A área conhecida como "buraco" trouxe uma nova realidade à cidade de Rio Bonito do Iguaçu, no Centro-Sul paranaense. De incômodas no início, as pessoas que lá viviam passariam a ser vistas anos mais tarde como responsáveis pelo crescimento da cidade, aumentando a população, criando empregos e movimentando o comércio.Era no "buraco" que ficavam acampados em 1996 os membros do Movimento dos Trabalhadores Rurais Sem Terra (MST) que reivindicavam a desapropriação da fazenda Giacomet-Marodim, também conhecida como Araupel. O número de famílias na área chegou a 3 mil e o acampamento se tornou o maior do Sul do Brasil. "Tínhamos 5 mil pessoas em Rio Bonito e entraram 10 mil. De repente amanhecemos com 15 mil habitantes", lembra o prefeito Sezar Bovino sobre as dificuldades no início da ocupação.
Após uma onda de violência que culminou na morte de dois membros dos sem-terra, a área foi desapropriada em 1998 e foram alocadas 1,5 mil famílias em três assentamentos. Nasciam ali a "nova" Rio Bonito, como hoje é popularmente conhecida essa região, e mais desafios. Era preciso abrir estradas, construir escolas, organizar linhas de transporte escolar e levar energia elétrica a todos, além de outras demandas urbanas. Segundo o prefeito, o trabalho de melhoria da infraestrutura, iniciado em 1996, deve ser concluído até o fim do primeiro semestre de 2012.

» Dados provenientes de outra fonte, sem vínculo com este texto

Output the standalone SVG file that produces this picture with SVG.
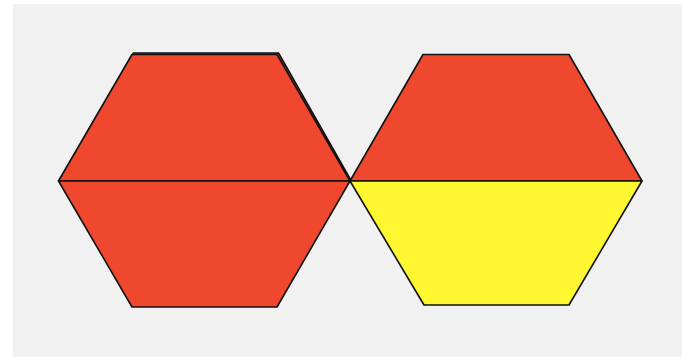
<svg xmlns="http://www.w3.org/2000/svg" width="682" height="357" viewBox="0 0 682 357">
<style>
.s{stroke:#111;stroke-width:1.6;stroke-linejoin:round}
.r{fill:#ef482f}
.y{fill:#fff72f}
</style>
<rect x="0" y="0" width="682" height="357" fill="#ffffff"/>
<rect x="13" y="4" width="669" height="353" fill="#f1f1f1"/>
<g id="hex-left">
<polygon class="s r" points="133.5,53 278.5,53 351,180.5 59,181"/>
<polygon class="s r" points="58.5,181 132,54.5 277,54.5 350,181"/>
<polygon class="s r" points="58.5,181 350,181 277,307 132,307"/>
</g>
<g id="hex-right">
<polygon class="s r" points="350,181 423,54.5 569,54.5 642,181"/>
<polygon class="s y" points="350,181 642,181 569,305 424,305"/>
</g>
</svg>
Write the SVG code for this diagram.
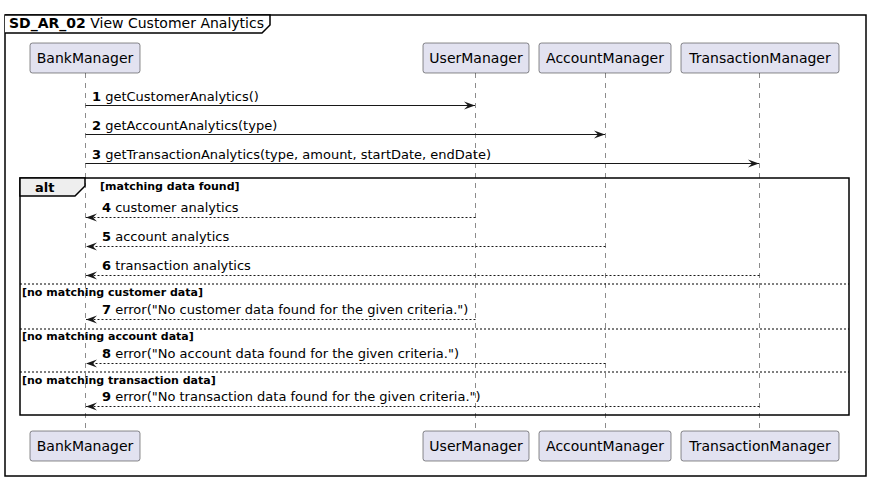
<svg xmlns="http://www.w3.org/2000/svg" width="871" height="482" viewBox="0 0 871 482">
<defs>
<style>
text{font-family:"DejaVu Sans","Liberation Sans",sans-serif;fill:#000}
.msg{font-size:13px}
.num{font-weight:bold}
.guard{font-size:11px;font-weight:bold}
.pname{font-size:14px;fill:#000}
.pbox{fill:#E2E2F0;stroke:#181818;stroke-width:0.5}
.life{stroke:#181818;stroke-width:0.5;stroke-dasharray:5,5;fill:none}
.call{stroke:#181818;stroke-width:1;fill:none}
.ret{stroke:#181818;stroke-width:1;stroke-dasharray:2,2;fill:none}
.sep{stroke:#000;stroke-width:1;stroke-dasharray:2,2;fill:none}
</style>
<marker id="ah" viewBox="0 0 12 10" refX="11" refY="5" markerWidth="12" markerHeight="10" markerUnits="userSpaceOnUse" orient="auto">
<polygon points="0,1 11,5 0,9 4,5" fill="#181818"/>
</marker>
</defs>
<rect width="871" height="482" fill="#fff"/>
<g id="frame">
<rect x="5" y="15" width="861" height="461" fill="none" stroke="#000" stroke-width="1.5"/>
<path d="M5,15 L270,15 L270,25 L262,33 L5,33" fill="#fff" stroke="#000" stroke-width="1.5"/>
<text x="9" y="28" font-size="14"><tspan font-weight="bold">SD_AR_02</tspan> View Customer Analytics</text>
</g>
<g id="lifelines">
<line class="life" x1="85.5" y1="73" x2="85.5" y2="431"/>
<line class="life" x1="475.5" y1="73" x2="475.5" y2="431"/>
<line class="life" x1="605.5" y1="73" x2="605.5" y2="431"/>
<line class="life" x1="759.5" y1="73" x2="759.5" y2="431"/>
</g>
<g id="alt">
<rect x="20" y="178" width="829" height="237" fill="none" stroke="#000" stroke-width="1.5"/>
<path d="M20,178 L85,178 L85,186 L75,196 L20,196 Z" fill="#EEEEEE" stroke="#000" stroke-width="1.5"/>
<text x="35" y="192" font-size="13" font-weight="bold">alt</text>
<text class="guard" x="100" y="190">[matching data found]</text>
<line class="sep" x1="20" y1="284" x2="849" y2="284"/>
<text class="guard" x="22" y="296">[no matching customer data]</text>
<line class="sep" x1="20" y1="329" x2="849" y2="329"/>
<text class="guard" x="22" y="340">[no matching account data]</text>
<line class="sep" x1="20" y1="372" x2="849" y2="372"/>
<text class="guard" x="22" y="384">[no matching transaction data]</text>
</g>
<g id="connectors">
<line class="call" x1="85.5" y1="105.5" x2="475" y2="105.5" marker-end="url(#ah)"/>
<text class="msg" x="92" y="101"><tspan class="num">1</tspan> getCustomerAnalytics()</text>
<line class="call" x1="85.5" y1="134.5" x2="605" y2="134.5" marker-end="url(#ah)"/>
<text class="msg" x="92" y="130"><tspan class="num">2</tspan> getAccountAnalytics(type)</text>
<line class="call" x1="85.5" y1="163.5" x2="759" y2="163.5" marker-end="url(#ah)"/>
<text class="msg" x="92" y="159"><tspan class="num">3</tspan> getTransactionAnalytics(type, amount, startDate, endDate)</text>
<line class="ret" x1="475.5" y1="217.5" x2="86" y2="217.5" marker-end="url(#ah)"/>
<text class="msg" x="102" y="212"><tspan class="num">4</tspan> customer analytics</text>
<line class="ret" x1="605.5" y1="246.5" x2="86" y2="246.5" marker-end="url(#ah)"/>
<text class="msg" x="102" y="241"><tspan class="num">5</tspan> account analytics</text>
<line class="ret" x1="759.5" y1="275.5" x2="86" y2="275.5" marker-end="url(#ah)"/>
<text class="msg" x="102" y="270"><tspan class="num">6</tspan> transaction analytics</text>
<line class="ret" x1="475.5" y1="319.5" x2="86" y2="319.5" marker-end="url(#ah)"/>
<text class="msg" x="102" y="314"><tspan class="num">7</tspan> error("No customer data found for the given criteria.")</text>
<line class="ret" x1="605.5" y1="363.5" x2="86" y2="363.5" marker-end="url(#ah)"/>
<text class="msg" x="102" y="358"><tspan class="num">8</tspan> error("No account data found for the given criteria.")</text>
<line class="ret" x1="759.5" y1="406.5" x2="86" y2="406.5" marker-end="url(#ah)"/>
<text class="msg" x="102" y="401"><tspan class="num">9</tspan> error("No transaction data found for the given criteria.")</text>
</g>
<g id="BankManager">
<rect class="pbox" x="30" y="43" width="110" height="30" rx="2.5"/>
<text class="pname" x="85" y="63" text-anchor="middle">BankManager</text>
<rect class="pbox" x="30" y="431" width="110" height="30" rx="2.5"/>
<text class="pname" x="85" y="451" text-anchor="middle">BankManager</text>
</g>
<g id="UserManager">
<rect class="pbox" x="423" y="43" width="106" height="30" rx="2.5"/>
<text class="pname" x="476" y="63" text-anchor="middle">UserManager</text>
<rect class="pbox" x="423" y="431" width="106" height="30" rx="2.5"/>
<text class="pname" x="476" y="451" text-anchor="middle">UserManager</text>
</g>
<g id="AccountManager">
<rect class="pbox" x="539" y="43" width="132" height="30" rx="2.5"/>
<text class="pname" x="605" y="63" text-anchor="middle">AccountManager</text>
<rect class="pbox" x="539" y="431" width="132" height="30" rx="2.5"/>
<text class="pname" x="605" y="451" text-anchor="middle">AccountManager</text>
</g>
<g id="TransactionManager">
<rect class="pbox" x="681" y="43" width="158" height="30" rx="2.5"/>
<text class="pname" x="760" y="63" text-anchor="middle">TransactionManager</text>
<rect class="pbox" x="681" y="431" width="158" height="30" rx="2.5"/>
<text class="pname" x="760" y="451" text-anchor="middle">TransactionManager</text>
</g>
</svg>
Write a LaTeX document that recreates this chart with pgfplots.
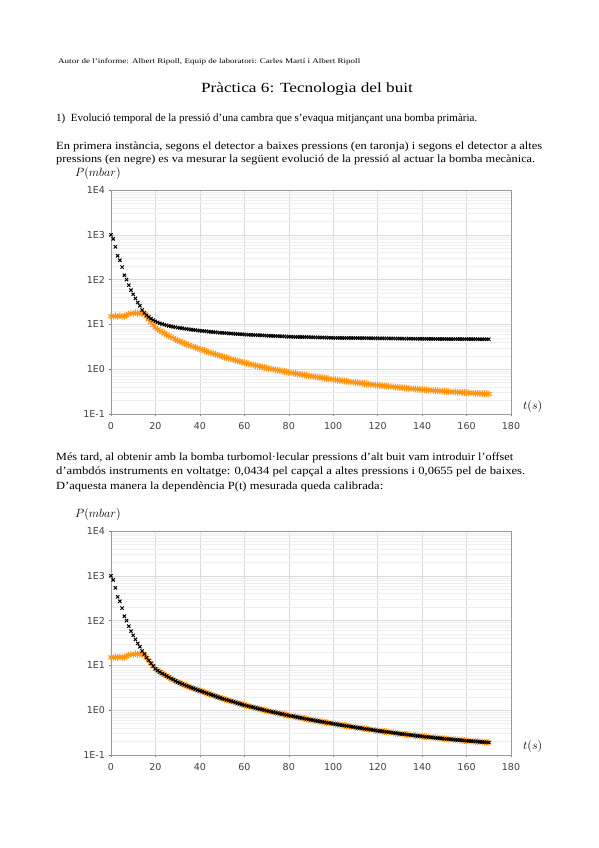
\documentclass[border=0pt]{standalone}
\usepackage{fontspec}
\setmainfont{Liberation Serif}
\newfontfamily\dejavu{DejaVu Sans}
\usepackage{graphicx}
\usepackage{pgfplots}
\usepackage{pgfplotstable}
\pgfplotsset{compat=1.18}

\definecolor{lorange}{HTML}{FF950E}
\definecolor{gridc}{HTML}{DADADA}
\definecolor{mgridc}{HTML}{EFEFEF}

\pgfplotstableread{
t b1 o1 b2 o2
0 1000 15.2 1000 15.2
1 810 14.7 810 14.7
2 540 15.5 540 15.5
3 340 15.0 340 15.0
4 270 15.6 270 15.6
5 190 14.8 190 14.8
6 125 15.3 125 15.3
7 100 16.0 100 16.0
8 75 17.0 75 17.0
9 58 17.8 58 17.8
10 47 17.3 47 17.3
11 38 18.2 38 18.2
12 31 17.6 31 17.6
13 26 18.0 26 18.0
14 21 17.6 21 17.6
15 18 17.0 18 17.0
16 16 15 14.9 14.9
17 14.6 13 12.9 12.9
18 13.4 11.2 11.1 11.1
19 12.5 9.7 9.6 9.6
20 11.7 8.5 8.4 8.4
21 11.1 7.8 7.7 7.7
22 10.6 7.2 7.1 7.1
23 10.2 6.7 6.6 6.6
24 9.85 6.3 6.2 6.2
25 9.55 5.9 5.8 5.8
26 9.3 5.55 5.45 5.45
27 9.05 5.2 5.1 5.1
28 8.85 4.9 4.8 4.8
29 8.65 4.6 4.5 4.5
30 8.5 4.35 4.25 4.25
31 8.33 4.15 4.05 4.05
32 8.18 3.95 3.85 3.85
33 8.04 3.77 3.67 3.67
34 7.91 3.6 3.5 3.5
35 7.79 3.45 3.35 3.35
36 7.67 3.3 3.2 3.2
37 7.56 3.17 3.07 3.07
38 7.45 3.04 2.94 2.94
39 7.35 2.92 2.82 2.82
40 7.25 2.80 2.709 2.709
41 7.16 2.695 2.605 2.605
42 7.07 2.594 2.504 2.504
43 6.98 2.497 2.407 2.407
44 6.90 2.404 2.314 2.314
45 6.82 2.314 2.224 2.224
46 6.75 2.228 2.138 2.138
47 6.68 2.145 2.055 2.055
48 6.61 2.065 1.975 1.975
49 6.54 1.988 1.898 1.898
50 6.48 1.914 1.824 1.824
51 6.42 1.853 1.763 1.763
52 6.36 1.795 1.705 1.705
53 6.30 1.738 1.648 1.648
54 6.25 1.683 1.593 1.593
55 6.20 1.629 1.539 1.539
56 6.15 1.578 1.488 1.488
57 6.10 1.528 1.438 1.438
58 6.05 1.479 1.389 1.389
59 6.00 1.432 1.342 1.342
60 5.95 1.387 1.297 1.297
61 5.92 1.351 1.261 1.261
62 5.88 1.315 1.225 1.225
63 5.85 1.281 1.191 1.191
64 5.82 1.247 1.157 1.157
65 5.78 1.215 1.125 1.125
66 5.75 1.183 1.093 1.093
67 5.72 1.152 1.062 1.062
68 5.69 1.122 1.032 1.032
69 5.66 1.093 1.003 1.003
70 5.62 1.064 0.974 0.974
71 5.59 1.040 0.950 0.950
72 5.56 1.017 0.927 0.927
73 5.53 0.995 0.905 0.905
74 5.50 0.972 0.882 0.882
75 5.47 0.951 0.861 0.861
76 5.44 0.929 0.839 0.839
77 5.41 0.909 0.819 0.819
78 5.38 0.889 0.799 0.799
79 5.35 0.869 0.779 0.779
80 5.32 0.849 0.759 0.759
81 5.30 0.833 0.743 0.743
82 5.29 0.817 0.727 0.727
83 5.27 0.801 0.711 0.711
84 5.26 0.785 0.695 0.695
85 5.24 0.770 0.680 0.680
86 5.23 0.755 0.665 0.665
87 5.21 0.740 0.650 0.650
88 5.20 0.726 0.636 0.636
89 5.18 0.712 0.622 0.622
90 5.17 0.698 0.608 0.608
91 5.15 0.686 0.596 0.596
92 5.14 0.675 0.585 0.585
93 5.12 0.663 0.573 0.573
94 5.11 0.652 0.562 0.562
95 5.09 0.641 0.551 0.551
96 5.08 0.630 0.540 0.540
97 5.06 0.619 0.529 0.529
98 5.05 0.608 0.518 0.518
99 5.03 0.598 0.508 0.508
100 5.02 0.588 0.498 0.498
101 5.01 0.579 0.489 0.489
102 5.01 0.570 0.480 0.480
103 5.00 0.561 0.471 0.471
104 4.99 0.552 0.462 0.462
105 4.99 0.544 0.454 0.454
106 4.98 0.536 0.446 0.446
107 4.97 0.528 0.438 0.438
108 4.97 0.519 0.429 0.429
109 4.96 0.512 0.422 0.422
110 4.95 0.504 0.414 0.414
111 4.95 0.497 0.407 0.407
112 4.94 0.490 0.400 0.400
113 4.93 0.483 0.393 0.393
114 4.93 0.476 0.386 0.386
115 4.92 0.470 0.380 0.380
116 4.91 0.463 0.373 0.373
117 4.91 0.457 0.367 0.367
118 4.90 0.451 0.361 0.361
119 4.89 0.445 0.355 0.355
120 4.89 0.439 0.349 0.349
121 4.88 0.433 0.343 0.343
122 4.87 0.428 0.338 0.338
123 4.87 0.423 0.333 0.333
124 4.86 0.418 0.328 0.328
125 4.85 0.413 0.323 0.323
126 4.85 0.408 0.318 0.318
127 4.84 0.403 0.313 0.313
128 4.83 0.398 0.308 0.308
129 4.83 0.394 0.304 0.304
130 4.82 0.389 0.299 0.299
131 4.81 0.385 0.295 0.295
132 4.81 0.381 0.291 0.291
133 4.80 0.377 0.287 0.287
134 4.79 0.373 0.283 0.283
135 4.79 0.369 0.279 0.279
136 4.78 0.365 0.275 0.275
137 4.78 0.361 0.271 0.271
138 4.77 0.357 0.267 0.267
139 4.77 0.354 0.264 0.264
140 4.76 0.350 0.260 0.260
141 4.76 0.347 0.257 0.257
142 4.75 0.344 0.254 0.254
143 4.75 0.341 0.251 0.251
144 4.75 0.338 0.248 0.248
145 4.74 0.335 0.245 0.245
146 4.74 0.332 0.242 0.242
147 4.73 0.329 0.239 0.239
148 4.73 0.326 0.236 0.236
149 4.73 0.324 0.234 0.234
150 4.72 0.321 0.231 0.231
151 4.72 0.318 0.228 0.228
152 4.71 0.316 0.226 0.226
153 4.71 0.314 0.224 0.224
154 4.71 0.311 0.221 0.221
155 4.70 0.309 0.219 0.219
156 4.70 0.307 0.217 0.217
157 4.70 0.305 0.215 0.215
158 4.69 0.302 0.212 0.212
159 4.69 0.300 0.210 0.210
160 4.69 0.298 0.208 0.208
161 4.68 0.296 0.206 0.206
162 4.68 0.294 0.204 0.204
163 4.68 0.292 0.202 0.202
164 4.67 0.291 0.201 0.201
165 4.67 0.289 0.199 0.199
166 4.67 0.287 0.197 0.197
167 4.66 0.285 0.195 0.195
168 4.66 0.283 0.193 0.193
169 4.66 0.282 0.192 0.192
170 4.66 0.280 0.190 0.190
}\data

\pgfplotsset{myax/.style={
  scale only axis, width=400pt, height=224pt, anchor=south west,
  xmin=0, xmax=180, ymin=0.1, ymax=10000,
  xtick={0,20,40,60,80,100,120,140,160,180},
  xticklabels={0,20,40,60,80,100,120,140,160,180},
  ytick={0.1,1,10,100,1000,10000},
  yticklabels={1E-1,1E0,1E1,1E2,1E3,1E4},
  minor ytick={0.2,0.3,0.4,0.5,0.6,0.7,0.8,0.9,2,3,4,5,6,7,8,9,20,30,40,50,60,70,80,90,200,300,400,500,600,700,800,900,2000,3000,4000,5000,6000,7000,8000,9000},
  xmajorgrids, ymajorgrids, yminorgrids,
  major grid style={gridc, line width=0.5pt},
  minor grid style={mgridc, line width=0.4pt},
  axis line style={black!40, line width=0.6pt},
  tick align=outside, major tick length=2.5pt, minor tick length=0pt,
  xtick pos=bottom, ytick pos=left,
  tick style={black!50, line width=0.5pt},
  tick label style={font=\dejavu\fontsize{9.5}{10}\selectfont, text=black!75},
  xticklabel style={yshift=-2pt},
  clip=false,
}}

\newcommand{\tline}[2]{\resizebox{#1}{\height}{\fontsize{11}{13}\selectfont #2}}

\begin{document}
\begin{tikzpicture}
\path[use as bounding box, fill=white] (0pt,0pt) rectangle (599pt,848pt);

\node[anchor=west, inner sep=0] at (58pt,786pt) {\resizebox{302pt}{\height}{\fontsize{7}{8}\selectfont Autor de l’informe: Albert Ripoll, Equip de laboratori: Carles Martí i Albert Ripoll}};
\node[inner sep=0] at (307pt,759pt) {\resizebox{212pt}{\height}{\fontsize{14}{16}\selectfont Pràctica 6: Tecnologia del buit}};
\node[anchor=west, inner sep=0] at (56pt,729pt) {\tline{421pt}{1)\ \ Evolució temporal de la pressió d’una cambra que s’evaqua mitjançant una bomba primària.}};
\node[anchor=west, inner sep=0] at (56pt,701pt) {\tline{486pt}{En primera instància, segons el detector a baixes pressions (en taronja) i segons el detector a altes}};
\node[anchor=west, inner sep=0] at (56pt,688pt) {\tline{479pt}{pressions (en negre) es va mesurar la següent evolució de la pressió al actuar la bomba mecànica.}};
\node[anchor=west, inner sep=0] at (75pt,674pt) {\fontsize{12}{14}\selectfont $P(mbar)$};

\begin{axis}[myax, ymode=log, at={(111pt,434pt)}]
\addplot[only marks, mark=asterisk, mark size=3.4pt, color=lorange, line width=0.9pt] table[x=t,y=o1]{\data};
\addplot[only marks, mark=x, mark size=2.3pt, color=black, line width=1pt] table[x=t,y=b1]{\data};
\end{axis}
\node[anchor=west, inner sep=0] at (523pt,441pt) {\fontsize{12}{14}\selectfont $t(s)$};

\node[anchor=west, inner sep=0] at (56pt,390pt) {\tline{457pt}{Més tard, al obtenir amb la bomba turbomol·lecular pressions d’alt buit vam introduir l’offset}};
\node[anchor=west, inner sep=0] at (56pt,376pt) {\tline{469pt}{d’ambdós instruments en voltatge: 0,0434 pel capçal a altes pressions i 0,0655 pel de baixes.}};
\node[anchor=west, inner sep=0] at (56pt,361pt) {\tline{327pt}{D’aquesta manera la dependència P(t) mesurada queda calibrada:}};
\node[anchor=west, inner sep=0] at (75pt,333pt) {\fontsize{12}{14}\selectfont $P(mbar)$};

\begin{axis}[myax, ymode=log, at={(111pt,93pt)}]
\addplot[only marks, mark=asterisk, mark size=3.4pt, color=lorange, line width=0.9pt] table[x=t,y=o2]{\data};
\addplot[only marks, mark=x, mark size=2.3pt, color=black, line width=1pt] table[x=t,y=b2]{\data};
\end{axis}
\node[anchor=west, inner sep=0] at (523pt,101pt) {\fontsize{12}{14}\selectfont $t(s)$};
\end{tikzpicture}
\end{document}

A cidade tem o maior número de assentados no estado. Atualmente os assentamentos contam com dez escolas, dois postos de saúde e diversos centros comunitários e espaços de lazer. A maioria dos moradores tem uma boa qualidade de vida. Segundo Danilo Ferreira de Almeida, que faz parte da coordenação, poucos assentados recebem Bolsa Família, metade dos alunos tem acesso a universidades públicas e a maioria conta com veículo próprio. Segundo estudo do Instituto Nacional de Colonização e Reforma Agrária (Incra), cada família assentada na cidade recebe em média três salários mínimos.
Mudança
Aos poucos, a imagem negativa dos assentados foi perdendo força. Hoje o comércio sabe, por exemplo, que a partir das 16 horas, quando param de circular os ônibus que levam os moradores dos assentamentos, as vendas caem. "Os assentados dão uma contribuição muito grande e 70% dos clientes são do assentamento. Foi uma coisa muito boa para a cidade", diz o comerciante Gilmar Kruger, que vende eletrodomésticos. A força dos novos moradores veio também pelo voto: dos nove vereadores da cidade, três são do assentamento.
A renda dos assentados vem da agricultura e pecuária, com a produção de milho, soja, feijão e leite. O produtor rural Roque Adriano Werle garante uma renda mensal de R$ 10 mil. "Hoje está bom. A pessoa vai à cidade e é reconhecida como gente", diz o produtor, que morou no Paraguai e chegou a Rio Bonito apenas de "mala e cuia".
Irregularidades
No entanto, alguns problemas são relatados por moradores. O primeiro deles é o desmatamento registrado no passado. Calcula-se que desde o início do acampamento foram devastados 10 mil hectares. Depois vêm as reclamações de violência e venda irregular de lotes.
Segundo superintende do Incra no Paraná, Nilton Bezerra Guedes, estão sendo feitas ações de licenciamento ambiental e de reflorestamento. Com relação à venda de lotes, ele afirma que o posicionamento é intolerante à comercialização e está sendo feita uma varredura em todos os assentamentos. Quanto à violência, diz não ter registros e afirma que é mínima.
Pesquisa aponta os avanços e os desafios
A maioria das moradias dos assentamentos no Brasil é de alvenaria, tem mais de cinco cômodos, acesso suficiente à água e algum tipo de tratamento de dejetos. Esse é o perfil dos assentados mapeado no fim do ano passado em uma pesquisa coordenada pelo Incra. O estudo mostrou ainda que para a maioria deles a qualidade de vida melhorou após o acesso à terra.
No entanto, a saúde e infraestrutura estão entre os aspectos que precisam ser melhorados: 57% das famílias informaram descontentamento com a condição das estradas e via de acesso aos lotes e 56% das famílias estão descontentes com o acesso a hospitais e postos de saúde. A educação também é um desafio e o principal problema está no ensino médio e superior, com acesso dos assentados inferior a 10%.